Rome's greatest pasta — three ingredients, infinite technique
Three ingredients. Pasta, Pecorino Romano, black pepper. Cacio e Pepe is the most deceptively simple dish in Italian cooking and the one that exposes every shortcut. Get it right and it is extraordinary. Get it wrong and you have clumpy cheese pasta. Here is how to get it right.
Toast cracked black pepper in a dry wide pan over medium heat for 60 seconds until fragrant. Remove half and set aside. Leave the rest in the pan.
Cook pasta in lightly salted water (less salt than usual — the cheese is salty). Reserve at least 200ml of starchy pasta water before draining.

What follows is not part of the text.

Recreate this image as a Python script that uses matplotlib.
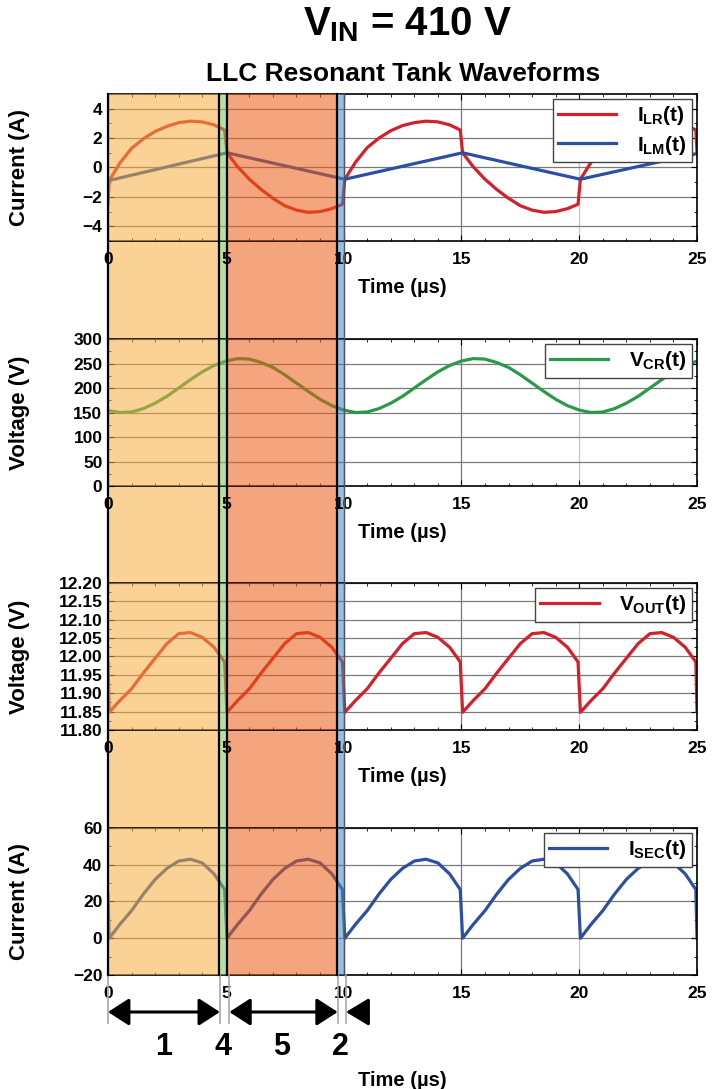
import matplotlib
matplotlib.use('Agg')
import matplotlib.pyplot as plt
from matplotlib import transforms
from matplotlib.patches import Rectangle, FancyArrowPatch
from matplotlib.lines import Line2D
from matplotlib.ticker import MultipleLocator, FormatStrFormatter

plt.rcParams['font.family'] = ['Liberation Sans', 'DejaVu Sans']
plt.rcParams['font.weight'] = 'bold'
plt.rcParams['axes.labelweight'] = 'bold'
plt.rcParams['mathtext.fontset'] = 'custom'
plt.rcParams['mathtext.rm'] = 'Liberation Sans:bold'
plt.rcParams['mathtext.it'] = 'Liberation Sans:bold'
plt.rcParams['mathtext.bf'] = 'Liberation Sans:bold'

# time base for the switched waveforms (µs)
t_sw = [0, 0.05, 0.5, 1, 1.5, 2, 2.5, 3, 3.5, 4, 4.5, 4.95,
        5.05, 5.5, 6, 6.5, 7, 7.5, 8, 8.5, 9, 9.5, 9.95,
        10.05, 10.5, 11, 11.5, 12, 12.5, 13, 13.5, 14, 14.5, 14.95,
        15.05, 15.5, 16, 16.5, 17, 17.5, 18, 18.5, 19, 19.5, 19.95,
        20.05, 20.5, 21, 21.5, 22, 22.5, 23, 23.5, 24, 24.5, 24.95, 25]

# resonant inductor current (A)
i_lr = [-2.5,
        -0.9, 0.3, 1.3, 1.95, 2.45, 2.8, 3.05, 3.15, 3.1, 2.9, 2.55,
        1.0, 0.05, -0.8, -1.5, -2.1, -2.6, -2.9, -3.05, -3.0, -2.8, -2.5,
        -0.8, 0.35, 1.35, 2.0, 2.5, 2.85, 3.05, 3.15, 3.1, 2.9, 2.55,
        1.0, 0.05, -0.8, -1.5, -2.1, -2.6, -2.9, -3.05, -3.0, -2.8, -2.5,
        -0.8, 0.35, 1.35, 2.0, 2.5, 2.85, 3.05, 3.15, 3.1, 2.9, 2.55,
        1.0]

# magnetizing current (A), triangular
t_lm = [0, 5.05, 10.05, 15.05, 20.05, 25]
i_lm = [-0.9, 1.0, -0.8, 1.0, -0.8, 0.95]

# output voltage (V)
v_out = [11.985,
         11.848, 11.88, 11.912, 11.955, 11.995, 12.035, 12.062, 12.065, 12.052, 12.025, 11.985,
         11.848, 11.88, 11.912, 11.955, 11.995, 12.035, 12.062, 12.065, 12.052, 12.025, 11.985,
         11.848, 11.88, 11.912, 11.955, 11.995, 12.035, 12.062, 12.065, 12.052, 12.025, 11.985,
         11.848, 11.88, 11.912, 11.955, 11.995, 12.035, 12.062, 12.065, 12.052, 12.025, 11.985,
         11.848, 11.88, 11.912, 11.955, 11.995, 12.035, 12.062, 12.065, 12.052, 12.025, 11.985,
         11.85]

# secondary current (A)
i_sec = [24,
         0, 7.5, 15, 24, 32, 38, 42, 43, 41, 35, 26.5,
         0, 7.5, 15, 24, 32, 38, 42, 43, 41, 35, 26.5,
         0, 7.5, 15, 24, 32, 38, 42, 43, 41, 35, 26.5,
         0, 7.5, 15, 24, 32, 38, 42, 43, 41, 35, 26.5,
         0, 7.5, 15, 24, 32, 38, 42, 43, 41, 35, 26.5,
         0]

# resonant capacitor voltage (V), every 0.5 µs
t_cr = [i * 0.5 for i in range(51)]
v_cr = [154, 150, 151, 158, 169, 183, 200, 217, 233, 246, 255, 260, 259, 252, 242, 227, 210, 193, 177, 164, 155,
        150, 151, 158, 169, 183, 200, 217, 233, 246, 255, 260, 259, 252, 242, 227, 210, 193, 177, 164, 155,
        150, 151, 158, 169, 183, 200, 217, 233, 246, 255]

# operating intervals of the first switching period
phase_t = [0, 4.7, 5.05, 9.72, 10.0]
phase_names = ['1', '4', '5', '2']
phase_colors = ['#F6AD40', '#80C849', '#ED5B13', '#4089C8']
marker_t = [0, 4.75, 5.15, 9.75, 10.1]

RED = '#D4202A'
BLUE = '#2A4FA3'
GREEN = '#2A9A47'
SHADE_ALPHA = 0.55

fig = plt.figure(figsize=(7.22, 10.89), dpi=100)
left, width, height = 0.1496, 0.8158, 0.135
bottoms = [0.7787, 0.5537, 0.3297, 0.1047]

panels = [
    dict(ylim=(-5, 5), ticks=[-4, -2, 0, 2, 4], minor=1, ylabel='Current (A)', fmt=None,
         series=[(t_sw, i_lr, RED, r'$I_{LR}(t)$'), (t_lm, i_lm, BLUE, r'$I_{LM}(t)$')]),
    dict(ylim=(0, 300), ticks=list(range(0, 301, 50)), minor=25, ylabel='Voltage (V)', fmt=None,
         series=[(t_cr, v_cr, GREEN, r'$V_{CR}(t)$')]),
    dict(ylim=(11.8, 12.2), ticks=[11.80, 11.85, 11.90, 11.95, 12.00, 12.05, 12.10, 12.15, 12.20],
         minor=0.025, ylabel='Voltage (V)', fmt='%.2f',
         series=[(t_sw, v_out, RED, r'$V_{OUT}(t)$')]),
    dict(ylim=(-20, 60), ticks=[-20, 0, 20, 40, 60], minor=10, ylabel='Current (A)', fmt=None,
         series=[(t_sw, i_sec, BLUE, r'$I_{SEC}(t)$')]),
]

axes = []
for b, p in zip(bottoms, panels):
    ax = fig.add_axes([left, b, width, height])
    for x, y, c, lab in p['series']:
        ax.plot(x, y, color=c, lw=2.3, label=lab, zorder=2)
    for k in range(len(phase_colors)):
        ax.axvspan(phase_t[k], phase_t[k + 1], color=phase_colors[k], alpha=SHADE_ALPHA, lw=0, zorder=3)
    ax.set_xlim(0, 25)
    ax.set_ylim(*p['ylim'])
    ax.set_xticks([0, 5, 10, 15, 20, 25])
    ax.set_yticks(p['ticks'])
    if p['fmt']:
        ax.yaxis.set_major_formatter(FormatStrFormatter(p['fmt']))
    ax.xaxis.set_minor_locator(MultipleLocator(1))
    ax.yaxis.set_minor_locator(MultipleLocator(p['minor']))
    ax.grid(True, which='major', color='#7a7a7a', lw=0.9)
    ax.get_xgridlines()[4].set_color('#c4c4c4')
    ax.tick_params(which='both', direction='in', top=True, right=True, labelsize=12.5)
    ax.tick_params(which='major', length=4)
    ax.tick_params(which='minor', length=2.5)
    ax.tick_params(axis='x', pad=8)
    ax.tick_params(axis='y', pad=4)
    for s in ax.spines.values():
        s.set_linewidth(1.2)
    ax.set_ylabel(p['ylabel'], fontsize=16)
    ax.yaxis.set_label_coords(-0.132, 0.5)
    ax.set_xlabel('Time (µs)', fontsize=14.5, labelpad=8)
    leg = ax.legend(loc='upper right', fontsize=15, handlelength=2.8, handletextpad=1.0,
                    borderpad=0.25, labelspacing=0.3, borderaxespad=0.25, fancybox=False,
                    framealpha=1, edgecolor='#444444')
    leg.get_frame().set_linewidth(1.0)
    axes.append(ax)

axes[-1].xaxis.labelpad = 50

# interval shading across the whole stack
trans = transforms.blended_transform_factory(axes[-1].transData, fig.transFigure)
y0 = axes[-1].get_position().y0
y1 = axes[0].get_position().y1
for k in range(len(phase_colors)):
    fig.add_artist(Rectangle((phase_t[k], y0), phase_t[k + 1] - phase_t[k], y1 - y0,
                             transform=trans, facecolor=phase_colors[k], alpha=SHADE_ALPHA,
                             lw=0, zorder=-1))
for t in phase_t[:-1]:
    fig.add_artist(Line2D([t, t], [y0, y1], transform=trans, color='black', lw=1.6, zorder=5))
fig.add_artist(Line2D([phase_t[-1]] * 2, [y0, y1], transform=trans, color='#555555', lw=1.0, zorder=5))

# interval markers under the bottom panel
y_low = 1 - 1023 / 1089
for t in marker_t:
    fig.add_artist(Line2D([t, t], [y0, y_low], transform=trans, color='#a8a8a8', lw=1.2, zorder=4))
ya = 1 - 1012 / 1089
for t0, t1 in [(marker_t[0], marker_t[1]), (marker_t[2], marker_t[3])]:
    fig.add_artist(FancyArrowPatch((t0, ya), (t1, ya), transform=trans,
                                   arrowstyle='<|-|>,head_length=0.65,head_width=0.42',
                                   mutation_scale=20, lw=2.2, color='black',
                                   shrinkA=0, shrinkB=0, zorder=6))
fig.add_artist(FancyArrowPatch((11.0, ya), (marker_t[4], ya), transform=trans,
                               arrowstyle='-|>,head_length=0.7,head_width=0.42',
                               mutation_scale=20, lw=2.2, color='black',
                               shrinkA=0, shrinkB=0, zorder=6))
yl = 1 - 1047 / 1089
for k, name in enumerate(phase_names):
    fig.text((phase_t[k] + phase_t[k + 1]) / 2, yl, name, transform=trans,
             ha='center', va='center', fontsize=22)

fig.text(0.5637, 1 - 25 / 1089, r'$V_{IN}$ = 410 V', ha='center', va='center', fontsize=29)
fig.text(0.558, 1 - 74 / 1089, 'LLC Resonant Tank Waveforms', ha='center', va='center', fontsize=19)

fig.savefig('out.png', dpi=100)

Mix grated Pecorino and Parmigiano with 2–3 tbsp of warm (not hot) pasta water. Whisk into a smooth, thick paste. This step is critical — if the water is too hot, the cheese will seize.
Add a ladleful of pasta water to the pan with the pepper. Add drained pasta. Toss vigorously over medium-low heat for 1 minute. Remove from heat. Add cheese paste and toss rapidly, adding pasta water a splash at a time until you have a glossy, creamy sauce that coats every strand.
Plate immediately. Finish with reserved toasted pepper and a little extra Pecorino. Eat at once.
How I Love to Serve It
The enemy of Cacio e Pepe is heat. The cheese sauce must never touch a hot pan directly. Off-heat, rapid tossing with starchy water is the technique. Practice it twice and you will have it for life.